Wyoming has dipped its toe into the water of economic development in the past, but while there are successes, there have also been millions of dollars spent that didn’t pan out. Just review the state’s history of spending on alternative uses for coal as a prime example. So, the legislature’s support of the latest effort to diversify the economy known as ENDOW, is a little surprising, especially at a time when the state is worried about its revenue.
Cheyenne Representative Dan Zwonitzer has served 14 years in the House. He says diversifying the economy is a good idea.
“You know this session we did take a huge leap of faith forward on multiple initiatives, up to $45 million out of our legislative stabilization account to try to put forth some initiatives that will pay off for us in the future. So, there’s some optimism.”
Worland Representative Michael Greear isn’t optimistic, he’s frustrated with all the unknowns.
“You know the state’s at this crossroads, we’re trying to figure out who we’re going to be going forward for the next 20 years. So we are talking about we don’t want to rely on oil and gas, but how do we do economic development? We’re not quite sure how to do it but we’ve got some good ideas.”
Or at least they might seem like good ideas. One idea sets aside $15 million to allow Wyoming to partner with air service companies, another spends money to enhance high-speed broadband in the state, and the Kickstart program provides seed money for entrepreneurs to create businesses in the state. Greear is chairman of the House Minerals, Business, and Economic Development Committee and he was far from being a rubber stamp.
“The skeptic in me is saying that I don’t think some of these are gonna work. I didn’t support the air enhancements bill, the Kickstart program is another one I didn’t support and not because we don’t need to stimulate from the ground up, but I have concerns about giving grants to individuals under our current constitutional structure.”

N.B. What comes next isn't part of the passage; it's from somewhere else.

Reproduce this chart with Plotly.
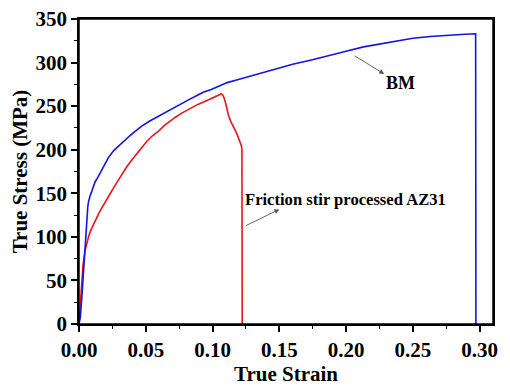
import plotly.graph_objects as go

# BM (base metal) curve
bm_strain = [0, 0.001, 0.002, 0.003, 0.004, 0.005, 0.006, 0.0066, 0.0072, 0.0078, 0.0085,
             0.0093, 0.0105, 0.012, 0.014, 0.016, 0.019, 0.022, 0.026, 0.03, 0.034,
             0.038, 0.042, 0.047, 0.053, 0.06, 0.066, 0.072, 0.078, 0.083, 0.088,
             0.093, 0.099, 0.105, 0.111, 0.118, 0.127, 0.136, 0.148, 0.16, 0.174,
             0.188, 0.2, 0.213, 0.225, 0.238, 0.25, 0.263, 0.272, 0.28, 0.289,
             0.297, 0.2972]
bm_stress = [0, 8, 28, 50, 75, 103, 127, 135, 141, 145, 148,
             151, 156, 163, 168, 174, 183, 191, 199, 205, 211,
             216, 221, 227, 233, 239, 244, 249, 254, 258, 262,
             266, 269, 273, 277, 280, 284, 288, 293, 298, 303,
             308, 313, 318, 321, 325, 328, 330, 331, 332, 332.5,
             333, 0]

# Friction stir processed AZ31 curve
fsp_strain = [0, 0.001, 0.002, 0.003, 0.0045, 0.006, 0.0075, 0.009, 0.0107, 0.0125, 0.0148,
              0.017, 0.0195, 0.022, 0.027, 0.032, 0.036, 0.04, 0.0435, 0.047, 0.051,
              0.055, 0.06, 0.064, 0.068, 0.072, 0.077, 0.083, 0.089, 0.095, 0.0985,
              0.1015, 0.1035, 0.1052, 0.1065, 0.1075, 0.1085, 0.1095, 0.1105, 0.112,
              0.1138, 0.116, 0.118, 0.1195, 0.1208, 0.1215, 0.122, 0.1222]
fsp_stress = [0, 25, 50, 68, 84, 95, 102, 108, 114, 120, 127,
              133, 140, 146, 159, 172, 181, 189, 196, 203, 210,
              216, 222, 228, 233, 237, 242, 247, 252, 256, 258.5,
              261, 262.5, 263.5, 264, 263, 260, 255, 248, 239,
              232, 226, 219, 213, 208, 205, 201, 0]

x_ticks = [0.00, 0.05, 0.10, 0.15, 0.20, 0.25, 0.30]
x_tick_labels = ["0.00", "0.05", "0.10", "0.15", "0.20", "0.25", "0.30"]
y_ticks = [0, 50, 100, 150, 200, 250, 300, 350]

FONT = "Liberation Serif"

fig = go.Figure()
fig.add_trace(go.Scatter(x=fsp_strain, y=fsp_stress, mode="lines",
                         line=dict(color="#e8141b", width=1.6),
                         name="FSP AZ31", showlegend=False))
fig.add_trace(go.Scatter(x=bm_strain, y=bm_stress, mode="lines",
                         line=dict(color="#1414e0", width=1.6),
                         name="BM", showlegend=False))

# BM label + arrow
fig.add_annotation(x=0.2408, y=276, text="<b>BM</b>", showarrow=False,
                   font=dict(family=FONT, size=18, color="black"))
fig.add_annotation(x=0.2285, y=287, ax=-31, ay=-19, text="", showarrow=True,
                   arrowhead=2, arrowsize=1.1, arrowwidth=0.9, arrowcolor="#555555")
# FSP label + arrow
fig.add_annotation(x=0.1995, y=142.5, text="<b>Friction stir processed AZ31</b>",
                   showarrow=False, font=dict(family=FONT, size=16.6, color="black"))
fig.add_annotation(x=0.150, y=131.5, ax=-35, ay=17, text="", showarrow=True,
                   arrowhead=2, arrowsize=1.1, arrowwidth=0.9, arrowcolor="#555555")

# plot frame
fig.add_shape(type="rect", xref="paper", yref="paper", x0=0, x1=1, y0=0, y1=1,
              line=dict(color="black", width=1.5), fillcolor="rgba(0,0,0,0)", layer="above")

axis_common = dict(showline=True, linecolor="black", linewidth=1.5, mirror=True,
                   ticks="outside", ticklen=6, tickwidth=1.5, tickcolor="black",
                   showgrid=False, zeroline=False, automargin=False,
                   ticklabeloverflow="allow",
                   tickfont=dict(family=FONT, size=21, color="black"))

fig.update_xaxes(range=[0, 0.31], tickvals=x_ticks, ticktext=["<b>%s</b>" % t for t in x_tick_labels],
                 minor=dict(ticks="outside", ticklen=3, tickwidth=1.2, tickcolor="black", dtick=0.025, tick0=0),
                 title=dict(text="<b>True Strain</b>", font=dict(family=FONT, size=21, color="black"), standoff=0),
                 **axis_common)
fig.update_yaxes(range=[0, 350], tickvals=y_ticks, ticktext=["<b>%d</b>" % t for t in y_ticks],
                 minor=dict(ticks="outside", ticklen=3, tickwidth=1.2, tickcolor="black", dtick=25, tick0=0),
                 title=dict(text="<b>True Stress (MPa)</b>", font=dict(family=FONT, size=21, color="black"), standoff=10),
                 **axis_common)

# the page body adds an 8px offset, so the figure is sized to fit the window
fig.update_layout(width=502, height=383, margin=dict(l=71, r=17, t=11, b=67),
                  plot_bgcolor="white", paper_bgcolor="white")

fig.write_html("out.html")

Afton Senator Dan Dockstader is a member of the Appropriations Committee and he also wonders about spending on ideas when money is tight.
“Some of it I had caution with because to me I couldn’t see a solid return on it.”
Dockstader was a fan of getting broadband to rural areas, such as his home base the Star Valley area. He even developed a plan…but then something happened.
“Literally while we were talking about it and I was home, over the internet comes a news release that one of the major companies spent $5 million to take that exact route up. So I’m asking, why should we take state money there when the private sector is investing $5 million in the very route I was looking at.”
He thinks better communication with the private sector should be explored instead of spending state dollars.
And it’s not just Republicans. House Minority Leader Cathy Connolly voted for the many of the initiatives, but she’s not sure she loves where ENDOW is heading.
“In particular about the mix of jobs, we are courting honestly, if ENDOW goes down the road it is moving. I want to see jobs that both men and women will be employed in. They are going far too much towards those sectors that employ predominately men.“
Connolly is also worried that while they are spending money on economic development, other programs may suffer.
Others were very supportive of the legislation that passed, including bills that could make Wyoming a player when it comes to Blockchain technology. But they add that Wyoming will not be truly free from relying on the energy sector unless it changes the way it taxes other businesses. Cody Senator Hank Coe is excited about a business in his community, but he agrees that the state may not be getting the revenue it could be getting.
“Cody Labs is on its way to employing 300-350 people, that’s the kind of stuff we need, but still at commercial assessed valuation at eleven and a half percent of market…it’s still going to take so much of that to pick up the slack that minerals used to carry. “
So making sure all businesses contribute equally to the tax base, maybe next conversation.